Copy the data below exactly, omitting any picture it contains.

═══ Source material ═══

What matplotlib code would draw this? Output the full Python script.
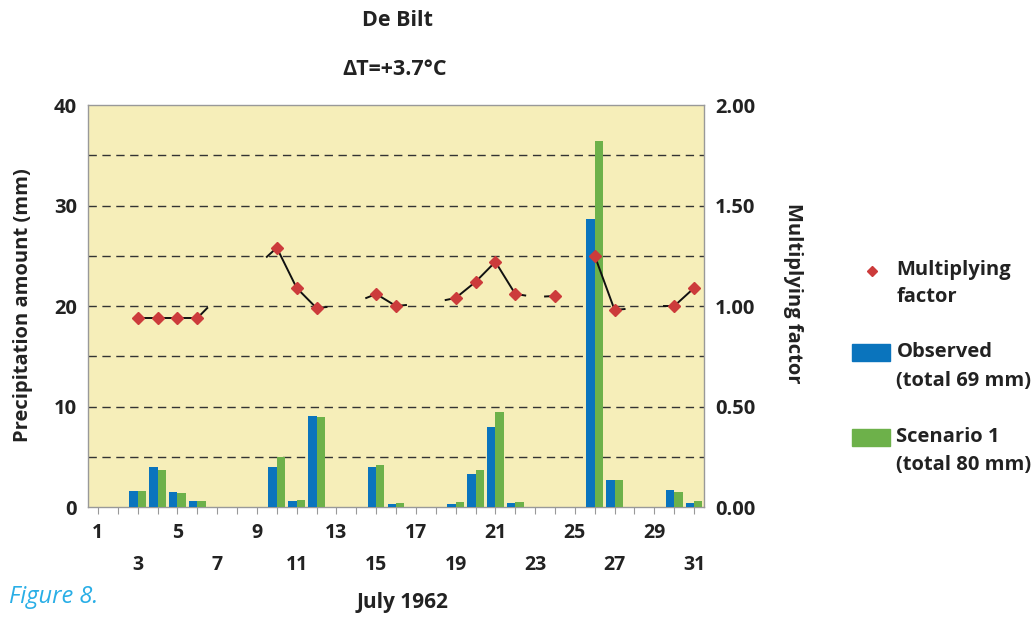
import numpy as np
import matplotlib
matplotlib.use("Agg")
import matplotlib.pyplot as plt
from matplotlib.patches import Rectangle
from matplotlib.lines import Line2D

plt.rcParams['font.family'] = ['Open Sans', 'DejaVu Sans']

# July 1962, De Bilt
days = list(range(1, 32))
observed = [0, 0, 1.6, 4.0, 1.5, 0.6, 0, 0, 0, 4.0, 0.6, 9.1, 0, 0, 4.0, 0.3,
            0, 0, 0.3, 3.3, 8.0, 0.4, 0, 0, 0, 28.7, 2.7, 0, 0, 1.7, 0.4]
scenario = [0, 0, 1.6, 3.7, 1.4, 0.6, 0, 0, 0, 5.0, 0.7, 9.0, 0, 0, 4.2, 0.4,
            0, 0, 0.5, 3.7, 9.5, 0.5, 0, 0, 0, 36.4, 2.7, 0, 0, 1.5, 0.6]
nan = np.nan
# multiplying factor on days with a marker
factor = [nan, nan, 0.94, 0.94, 0.94, 0.94, nan, nan, nan, 1.29, 1.09, 0.99,
          nan, nan, 1.06, 1.00, nan, nan, 1.04, 1.12, 1.22, 1.06, nan, 1.05,
          nan, 1.25, 0.98, nan, nan, 1.00, 1.09]
# factor curve continued on neighbouring days (only half drawn)
factor_line = [nan, nan, 0.94, 0.94, 0.94, 0.94, 1.04, nan, 1.20, 1.29, 1.09, 0.99,
               1.00, 1.02, 1.06, 1.00, 1.01, 1.02, 1.04, 1.12, 1.22, 1.06, 1.045, 1.05,
               nan, 1.25, 0.98, 0.99, 1.00, 1.00, 1.09]
row1_days = [1, 5, 9, 13, 17, 21, 25, 29]
row2_days = [3, 7, 11, 15, 19, 23, 27, 31]

bg = '#f6eeb9'
blue = '#0a74bd'
green = '#6db14a'
red = '#cc3b3b'
ink = '#222222'

fig = plt.figure(figsize=(10.34, 6.18), dpi=100)
ax = fig.add_axes([0.0851, 0.1796, 0.5958, 0.6504])
ax.set_facecolor(bg)

x = np.array(days)
w = 0.42
ax.bar(x - w / 2, observed, width=w, color=blue, zorder=3)
ax.bar(x + w / 2, scenario, width=w, color=green, zorder=3)

for yv in range(5, 40, 5):
    ax.axhline(yv, color='#333333', lw=1.0, ls=(0, (6, 4)), zorder=1)

ax.set_xlim(0.5, 31.5)
ax.set_ylim(0, 40)
ax.set_yticks([0, 10, 20, 30, 40])
ax.set_xticks(days)
ax.set_xticklabels([])
ax.tick_params(axis='x', length=5, color='#999999', width=0.8, direction='out')
ax.tick_params(axis='y', length=0, pad=8, labelsize=14.5)
for lab in ax.get_yticklabels():
    lab.set_fontweight('bold')
    lab.set_color(ink)
for s in ax.spines.values():
    s.set_color('#999999')
    s.set_linewidth(1.0)

for d in row1_days:
    ax.annotate(str(d), xy=(d, 0), xycoords=('data', 'axes fraction'),
                xytext=(0, -19), textcoords='offset points', ha='center', va='center',
                fontsize=14, fontweight='bold', color=ink)
for d in row2_days:
    ax.annotate(str(d), xy=(d, 0), xycoords=('data', 'axes fraction'),
                xytext=(0, -42), textcoords='offset points', ha='center', va='center',
                fontsize=14, fontweight='bold', color=ink)

ax2 = ax.twinx()
ax2.set_ylim(0, 2)
ax2.set_yticks([0, 0.5, 1.0, 1.5, 2.0])
ax2.set_yticklabels(['%.2f' % v for v in [0, 0.5, 1.0, 1.5, 2.0]])
ax2.tick_params(axis='y', length=0, pad=8, labelsize=14.5)
for lab in ax2.get_yticklabels():
    lab.set_fontweight('bold')
    lab.set_color(ink)
for s in ax2.spines.values():
    s.set_visible(False)

# factor line: full between marker days, half-way towards neighbouring days
fl = np.array(factor_line)
fm = np.array(factor)
for i in range(len(days) - 1):
    a, b = fm[i], fm[i + 1]
    if not np.isnan(a) and not np.isnan(b):
        ax2.plot([x[i], x[i + 1]], [a, b], color='#111111', lw=1.4, zorder=4)
    elif not np.isnan(a) and not np.isnan(fl[i + 1]):
        ax2.plot([x[i], x[i] + 0.5], [a, (a + fl[i + 1]) / 2], color='#111111', lw=1.4, zorder=4)
    elif not np.isnan(b) and not np.isnan(fl[i]):
        ax2.plot([x[i + 1] - 0.5, x[i + 1]], [(b + fl[i]) / 2, b], color='#111111', lw=1.4, zorder=4)
ax2.plot(x, fm, ls='none', marker='D', ms=6.5, color=red, zorder=5)

# titles and labels
fig.text(0.384, 0.967, 'De Bilt', ha='center', va='center', fontsize=15.5, fontweight='bold', color=ink)
fig.text(0.382, 0.887, '\u0394T=+3.7\u00b0C', ha='center', va='center', fontsize=15.5, fontweight='bold', color=ink)
fig.text(0.022, 0.507, 'Precipitation amount (mm)', rotation=90, ha='center', va='center',
         fontsize=14.5, fontweight='bold', color=ink)
fig.text(0.767, 0.525, 'Multiplying factor', rotation=-90, ha='center', va='center',
         fontsize=14.5, fontweight='bold', color=ink)
fig.text(0.389, 0.025, 'July 1962', ha='center', va='center', fontsize=15, fontweight='bold', color=ink)
fig.text(0.009, 0.034, 'Figure 8.', ha='left', va='center', fontsize=17, style='italic', color='#29aee6')

# legend
fig.add_artist(Line2D([0.8435], [0.562], marker='D', ms=5.5, color=red, ls='none'))
fig.text(0.867, 0.563, 'Multiplying', ha='left', va='center', fontsize=14.5, fontweight='bold', color=ink)
fig.text(0.867, 0.519, 'factor', ha='left', va='center', fontsize=14.5, fontweight='bold', color=ink)
fig.add_artist(Rectangle((0.824, 0.416), 0.037, 0.027, color=blue, transform=fig.transFigure))
fig.text(0.867, 0.430, 'Observed', ha='left', va='center', fontsize=14.5, fontweight='bold', color=ink)
fig.text(0.867, 0.383, '(total 69 mm)', ha='left', va='center', fontsize=14.5, fontweight='bold', color=ink)
fig.add_artist(Rectangle((0.824, 0.279), 0.037, 0.027, color=green, transform=fig.transFigure))
fig.text(0.867, 0.293, 'Scenario 1', ha='left', va='center', fontsize=14.5, fontweight='bold', color=ink)
fig.text(0.867, 0.247, '(total 80 mm)', ha='left', va='center', fontsize=14.5, fontweight='bold', color=ink)

fig.savefig('out.png', dpi=100, facecolor='white')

═══

Solution to this task:
What matplotlib code would draw this? Output the full Python script.
import numpy as np
import matplotlib
matplotlib.use("Agg")
import matplotlib.pyplot as plt
from matplotlib.patches import Rectangle
from matplotlib.lines import Line2D

plt.rcParams['font.family'] = ['Open Sans', 'DejaVu Sans']

# July 1962, De Bilt
days = list(range(1, 32))
observed = [0, 0, 1.6, 4.0, 1.5, 0.6, 0, 0, 0, 4.0, 0.6, 9.1, 0, 0, 4.0, 0.3,
            0, 0, 0.3, 3.3, 8.0, 0.4, 0, 0, 0, 28.7, 2.7, 0, 0, 1.7, 0.4]
scenario = [0, 0, 1.6, 3.7, 1.4, 0.6, 0, 0, 0, 5.0, 0.7, 9.0, 0, 0, 4.2, 0.4,
            0, 0, 0.5, 3.7, 9.5, 0.5, 0, 0, 0, 36.4, 2.7, 0, 0, 1.5, 0.6]
nan = np.nan
# multiplying factor on days with a marker
factor = [nan, nan, 0.94, 0.94, 0.94, 0.94, nan, nan, nan, 1.29, 1.09, 0.99,
          nan, nan, 1.06, 1.00, nan, nan, 1.04, 1.12, 1.22, 1.06, nan, 1.05,
          nan, 1.25, 0.98, nan, nan, 1.00, 1.09]
# factor curve continued on neighbouring days (only half drawn)
factor_line = [nan, nan, 0.94, 0.94, 0.94, 0.94, 1.04, nan, 1.20, 1.29, 1.09, 0.99,
               1.00, 1.02, 1.06, 1.00, 1.01, 1.02, 1.04, 1.12, 1.22, 1.06, 1.045, 1.05,
               nan, 1.25, 0.98, 0.99, 1.00, 1.00, 1.09]
row1_days = [1, 5, 9, 13, 17, 21, 25, 29]
row2_days = [3, 7, 11, 15, 19, 23, 27, 31]

bg = '#f6eeb9'
blue = '#0a74bd'
green = '#6db14a'
red = '#cc3b3b'
ink = '#222222'

fig = plt.figure(figsize=(10.34, 6.18), dpi=100)
ax = fig.add_axes([0.0851, 0.1796, 0.5958, 0.6504])
ax.set_facecolor(bg)

x = np.array(days)
w = 0.42
ax.bar(x - w / 2, observed, width=w, color=blue, zorder=3)
ax.bar(x + w / 2, scenario, width=w, color=green, zorder=3)

for yv in range(5, 40, 5):
    ax.axhline(yv, color='#333333', lw=1.0, ls=(0, (6, 4)), zorder=1)

ax.set_xlim(0.5, 31.5)
ax.set_ylim(0, 40)
ax.set_yticks([0, 10, 20, 30, 40])
ax.set_xticks(days)
ax.set_xticklabels([])
ax.tick_params(axis='x', length=5, color='#999999', width=0.8, direction='out')
ax.tick_params(axis='y', length=0, pad=8, labelsize=14.5)
for lab in ax.get_yticklabels():
    lab.set_fontweight('bold')
    lab.set_color(ink)
for s in ax.spines.values():
    s.set_color('#999999')
    s.set_linewidth(1.0)

for d in row1_days:
    ax.annotate(str(d), xy=(d, 0), xycoords=('data', 'axes fraction'),
                xytext=(0, -19), textcoords='offset points', ha='center', va='center',
                fontsize=14, fontweight='bold', color=ink)
for d in row2_days:
    ax.annotate(str(d), xy=(d, 0), xycoords=('data', 'axes fraction'),
                xytext=(0, -42), textcoords='offset points', ha='center', va='center',
                fontsize=14, fontweight='bold', color=ink)

ax2 = ax.twinx()
ax2.set_ylim(0, 2)
ax2.set_yticks([0, 0.5, 1.0, 1.5, 2.0])
ax2.set_yticklabels(['%.2f' % v for v in [0, 0.5, 1.0, 1.5, 2.0]])
ax2.tick_params(axis='y', length=0, pad=8, labelsize=14.5)
for lab in ax2.get_yticklabels():
    lab.set_fontweight('bold')
    lab.set_color(ink)
for s in ax2.spines.values():
    s.set_visible(False)

# factor line: full between marker days, half-way towards neighbouring days
fl = np.array(factor_line)
fm = np.array(factor)
for i in range(len(days) - 1):
    a, b = fm[i], fm[i + 1]
    if not np.isnan(a) and not np.isnan(b):
        ax2.plot([x[i], x[i + 1]], [a, b], color='#111111', lw=1.4, zorder=4)
    elif not np.isnan(a) and not np.isnan(fl[i + 1]):
        ax2.plot([x[i], x[i] + 0.5], [a, (a + fl[i + 1]) / 2], color='#111111', lw=1.4, zorder=4)
    elif not np.isnan(b) and not np.isnan(fl[i]):
        ax2.plot([x[i + 1] - 0.5, x[i + 1]], [(b + fl[i]) / 2, b], color='#111111', lw=1.4, zorder=4)
ax2.plot(x, fm, ls='none', marker='D', ms=6.5, color=red, zorder=5)

# titles and labels
fig.text(0.384, 0.967, 'De Bilt', ha='center', va='center', fontsize=15.5, fontweight='bold', color=ink)
fig.text(0.382, 0.887, '\u0394T=+3.7\u00b0C', ha='center', va='center', fontsize=15.5, fontweight='bold', color=ink)
fig.text(0.022, 0.507, 'Precipitation amount (mm)', rotation=90, ha='center', va='center',
         fontsize=14.5, fontweight='bold', color=ink)
fig.text(0.767, 0.525, 'Multiplying factor', rotation=-90, ha='center', va='center',
         fontsize=14.5, fontweight='bold', color=ink)
fig.text(0.389, 0.025, 'July 1962', ha='center', va='center', fontsize=15, fontweight='bold', color=ink)
fig.text(0.009, 0.034, 'Figure 8.', ha='left', va='center', fontsize=17, style='italic', color='#29aee6')

# legend
fig.add_artist(Line2D([0.8435], [0.562], marker='D', ms=5.5, color=red, ls='none'))
fig.text(0.867, 0.563, 'Multiplying', ha='left', va='center', fontsize=14.5, fontweight='bold', color=ink)
fig.text(0.867, 0.519, 'factor', ha='left', va='center', fontsize=14.5, fontweight='bold', color=ink)
fig.add_artist(Rectangle((0.824, 0.416), 0.037, 0.027, color=blue, transform=fig.transFigure))
fig.text(0.867, 0.430, 'Observed', ha='left', va='center', fontsize=14.5, fontweight='bold', color=ink)
fig.text(0.867, 0.383, '(total 69 mm)', ha='left', va='center', fontsize=14.5, fontweight='bold', color=ink)
fig.add_artist(Rectangle((0.824, 0.279), 0.037, 0.027, color=green, transform=fig.transFigure))
fig.text(0.867, 0.293, 'Scenario 1', ha='left', va='center', fontsize=14.5, fontweight='bold', color=ink)
fig.text(0.867, 0.247, '(total 80 mm)', ha='left', va='center', fontsize=14.5, fontweight='bold', color=ink)

fig.savefig('out.png', dpi=100, facecolor='white')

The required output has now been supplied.